Fabricated content is news content that is false, designed to deceive and do harm to individuals, groups of people or a community. In recent days three top media houses in Kenya have become victims of this type of fake news.
Fake news targeting media houses and especially the print media is slowly rearing its head back to undermine brands, and the propagators are not even hiding it.
According to Unesco, the purveyors of disinformation prey on the vulnerability or partisan potential of recipients whom they hope to enlist as amplifiers and multipliers. In this way, they seek to animate us into becoming conduits of their messages by exploiting our propensities to share information for a variety of reasons.
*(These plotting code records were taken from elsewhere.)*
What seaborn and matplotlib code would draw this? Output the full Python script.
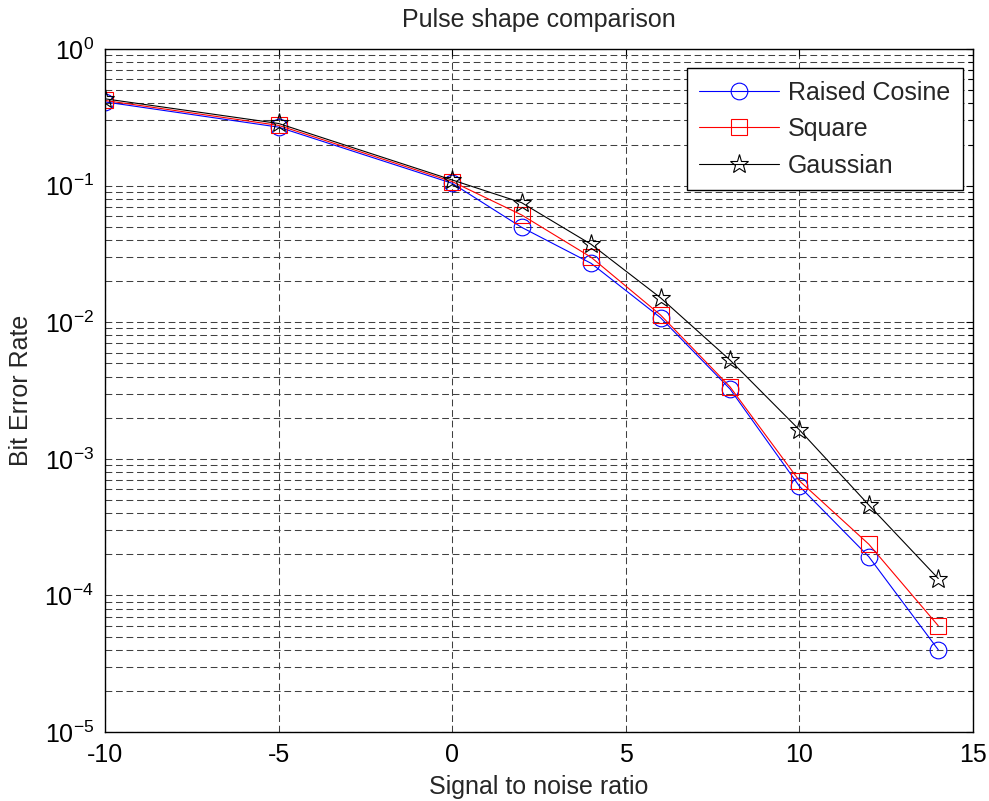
import numpy as np
import pandas as pd
import matplotlib
matplotlib.use('Agg')
import matplotlib.pyplot as plt
import seaborn as sns
from matplotlib.ticker import LogLocator, NullFormatter

# Datos (BER vs SNR para tres formas de pulso)
snr = [-10, -5, 0, 2, 4, 6, 8, 10, 12, 14]
ber_raised_cosine = [0.41, 0.268, 0.104, 0.0495, 0.027, 0.0108, 0.00325, 0.00063, 0.000192, 0.00004]
ber_square = [0.42, 0.276, 0.107, 0.061, 0.0299, 0.0113, 0.00337, 0.00069, 0.000237, 0.00006]
ber_gaussian = [0.432, 0.285, 0.110, 0.075, 0.0372, 0.0151, 0.00529, 0.00163, 0.000459, 0.000133]

series = ['Raised Cosine', 'Square', 'Gaussian']

df = pd.DataFrame({
    'snr': snr * 3,
    'ber': ber_raised_cosine + ber_square + ber_gaussian,
    'pulso': [s for s in series for _ in snr],
})

sns.set_style('white')
plt.rcParams['font.family'] = ['Liberation Sans', 'DejaVu Sans']
plt.rcParams['axes.unicode_minus'] = False
fs = 18

fig = plt.figure(figsize=(9.89, 8.01), dpi=100)
ax = fig.add_axes([0.1062, 0.0861, 0.8776, 0.8527])

estilos = {
    'Raised Cosine': dict(color='#0000ff', marker='o', markersize=12),
    'Square': dict(color='#ff0000', marker='s', markersize=11.5),
    'Gaussian': dict(color='black', marker='*', markersize=14),
}

for nombre in series:
    sub = df[df['pulso'] == nombre]
    st = estilos[nombre]
    sns.lineplot(x='snr', y='ber', data=sub, ax=ax, label=nombre,
                 color=st['color'], marker=st['marker'], markersize=st['markersize'],
                 markerfacecolor='none', markeredgecolor=st['color'],
                 markeredgewidth=0.8, linewidth=0.8)

ax.set_yscale('log')
ax.set_xlim(-10, 15)
ax.set_ylim(1e-5, 1)
ax.set_xticks([-10, -5, 0, 5, 10, 15])
ax.yaxis.set_major_locator(LogLocator(base=10, numticks=10))
ax.yaxis.set_minor_locator(LogLocator(base=10, subs=np.arange(2, 10), numticks=100))
ax.yaxis.set_minor_formatter(NullFormatter())

# Rejilla discontinua estilo MATLAB
grid_kw = dict(color='0.25', linewidth=0.75, linestyle=(0, (6.5, 3.6)))
ax.grid(True, which='major', axis='both', **grid_kw)
ax.grid(True, which='minor', axis='y', **grid_kw)
ax.set_axisbelow(True)

ax.tick_params(which='both', direction='in', top=True, right=True, labelsize=fs, colors='black')
ax.tick_params(which='major', length=5, width=0.8)
ax.tick_params(which='minor', length=3.5, width=0.8)
ax.tick_params(axis='x', pad=8)
ax.tick_params(axis='y', pad=8)

for sp in ax.spines.values():
    sp.set_visible(True)
    sp.set_color('black')
    sp.set_linewidth(1.0)

ax.set_title('Pulse shape comparison', fontsize=fs, pad=16)
ax.set_xlabel('Signal to noise ratio', fontsize=fs)
ax.xaxis.set_label_coords(0.5, -0.063)
ax.set_ylabel('Bit Error Rate', fontsize=fs)
ax.yaxis.set_label_coords(-0.083, 0.5)

leg = ax.legend(loc='upper right', bbox_to_anchor=(0.9885, 0.9722), borderaxespad=0,
                fontsize=fs, frameon=True, fancybox=False, framealpha=1, edgecolor='black',
                handlelength=3.2, handletextpad=0.36, labelspacing=0.5, numpoints=1,
                borderpad=0.5)
leg.get_frame().set_linewidth(1.0)

fig.savefig('out.png', dpi=100)
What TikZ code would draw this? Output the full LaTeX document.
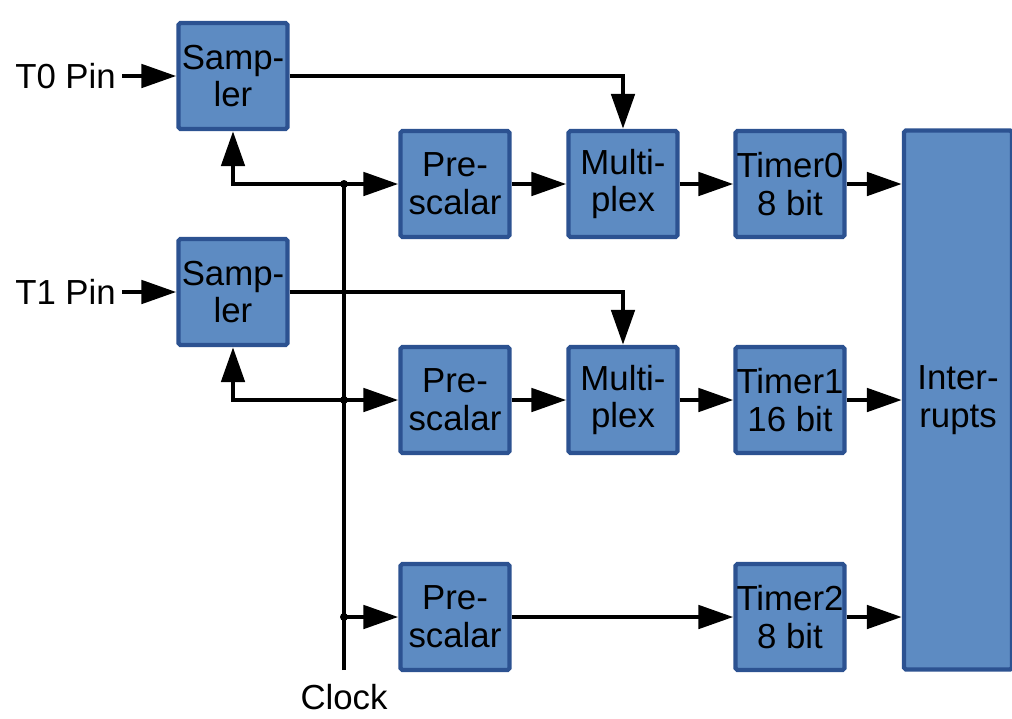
\documentclass[tikz,border=0pt]{standalone}
\usepackage{fontspec}
\setmainfont{Liberation Sans}
\usetikzlibrary{arrows.meta}
\definecolor{boxfill}{RGB}{93,139,194}
\definecolor{boxline}{RGB}{44,82,145}
\begin{document}
\begin{tikzpicture}[x=0.02cm, y=-0.02cm,
    font=\fontsize{19.8}{21.5}\selectfont,
    block/.style={draw=boxline, fill=boxfill, line width=2.4pt, rounded corners=1pt,
        minimum width=2.18cm, minimum height=2.12cm, align=center, inner sep=0pt},
    wire/.style={line width=2.8pt},
    feed/.style={wire, -{Triangle[length=0.7cm, width=0.46cm]}},
    joint/.style={fill=black}]
    \useasboundingbox (0, 0) rectangle (1012, 718);

    % samplers
    \node[block] (smp0) at (233, 76) {Samp-\\ler};
    \node[block] (smp1) at (233, 292) {Samp-\\ler};

    % row 0
    \node[block] (pre0) at (455, 184) {Pre-\\scalar};
    \node[block] (mux0) at (623, 184) {Multi-\\plex};
    \node[block] (tmr0) at (790, 184) {Timer0\\8 bit};

    % row 1
    \node[block] (pre1) at (455, 400) {Pre-\\scalar};
    \node[block] (mux1) at (623, 400) {Multi-\\plex};
    \node[block] (tmr1) at (790, 400) {Timer1\\16 bit};

    % row 2
    \node[block] (pre2) at (455, 617) {Pre-\\scalar};
    \node[block] (tmr2) at (790, 617) {Timer2\\8 bit};

    % interrupts
    \node[block, minimum width=2.16cm, minimum height=10.78cm] (irq) at (958, 400) {Inter-\\rupts};

    % pins and clock
    \node[anchor=east] (pin0) at (122, 76) {T0 Pin};
    \node[anchor=east] (pin1) at (122, 292) {T1 Pin};
    \node (clk) at (344, 697) {Clock};
    \coordinate (cb) at (344, 670);
    \coordinate (j0) at (344, 184);
    \coordinate (j1) at (344, 400);
    \coordinate (j2) at (344, 617);

    % clock line
    \draw[wire] (cb) -- (j0);
    \fill[joint] (j0) circle (4);
    \fill[joint] (j1) circle (4);
    \fill[joint] (j2) circle (4);

    % inputs
    \draw[feed] (pin0) -- (smp0);
    \draw[feed] (pin1) -- (smp1);
    \draw[feed] (j0) -| (smp0.south);
    \draw[feed] (j1) -| (smp1.south);
    \draw[feed] (smp0.east) -| (mux0.north);
    \draw[feed] (smp1.east) -| (mux1.north);

    % chains
    \draw[feed] (j0) -- (pre0);
    \draw[feed] (pre0) -- (mux0);
    \draw[feed] (mux0) -- (tmr0);
    \draw[feed] (tmr0) -- (tmr0 -| irq.west);
    \draw[feed] (j1) -- (pre1);
    \draw[feed] (pre1) -- (mux1);
    \draw[feed] (mux1) -- (tmr1);
    \draw[feed] (tmr1) -- (tmr1 -| irq.west);
    \draw[feed] (j2) -- (pre2);
    \draw[feed] (pre2) -- (tmr2);
    \draw[feed] (tmr2) -- (tmr2 -| irq.west);
\end{tikzpicture}
\end{document}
On May 30, a fabrication of The Star newspaper was shared on social media. The original print of the front page of the paper was totally different and read “Uhuru to make final decision on Duale” while the other read “Ruto’s Ksh 3B Payout”.
On the May 28, the newspaper suffered another blow. The front page read “The double agent” while the legitimate headline was “Safaricom boss: why I climbed Mt Kilimanjaro
The previous day on May 27, The Standard newspaper was the target and had its front page manipulated to read “Rachel in Hiding?” The legitimate cover story was about former Prime Minister Raila Odinga speaking about collaborating with President Uhuru Kenyatta in a government of national unity.
Daily Nation was not spared either by the peddlers of false information.
All the media houses affected by the fabricated content were swift enough to use their online handles to dismiss the misinformation.
In his article on How media organizations can get real and confront fake news, Andreas Pyrcek notes that for media companies, trust is under siege — and without it, they cannot sustain the value of their brand or drive the subscription and advertising revenues that are their lifeblood.
In fighting fake news Pyrcek says media houses can distinguish their brand and protect their reputation by tackling the complex and multifaceted problems created by unreliable information and other interference. This includes taking steps to rebuild lost trust when necessary.
He further shares practical ways media houses can build trust in the fake news era. The the steps include:
- Building a culture of integrity, compliance and ethics that support accurate and well-verified information, with a focus on quality content and journalism
- Strengthening cybersecurity to prevent breaches that generate fake news
- Monitoring content on news platforms, social media and other interactive channels to identify potentially damaging fake news items
- Creating a crisis management plan to react quickly and effectively when problems occur
According to Claire Wardle in her article on 5 Lessons for Reporting in an Age of Disinformation, doing journalism in the digital age is incredibly hard. This is a problem that is increasingly becoming hard to manage for the mainstream media and the news industry has even started grappling with the difficult questions being raised in the current environment.
In conclusion, she notes that most senior editors, many of whom developed their journalistic skills before the digital age, have no idea of the risks faced by their journalists everyday. But the decisions being made by newsrooms around the world are impacting how disinformation spreads. The professional media is a critical part of the information ecosystem, and currently it is vulnerable and being used to spread false and misleading information.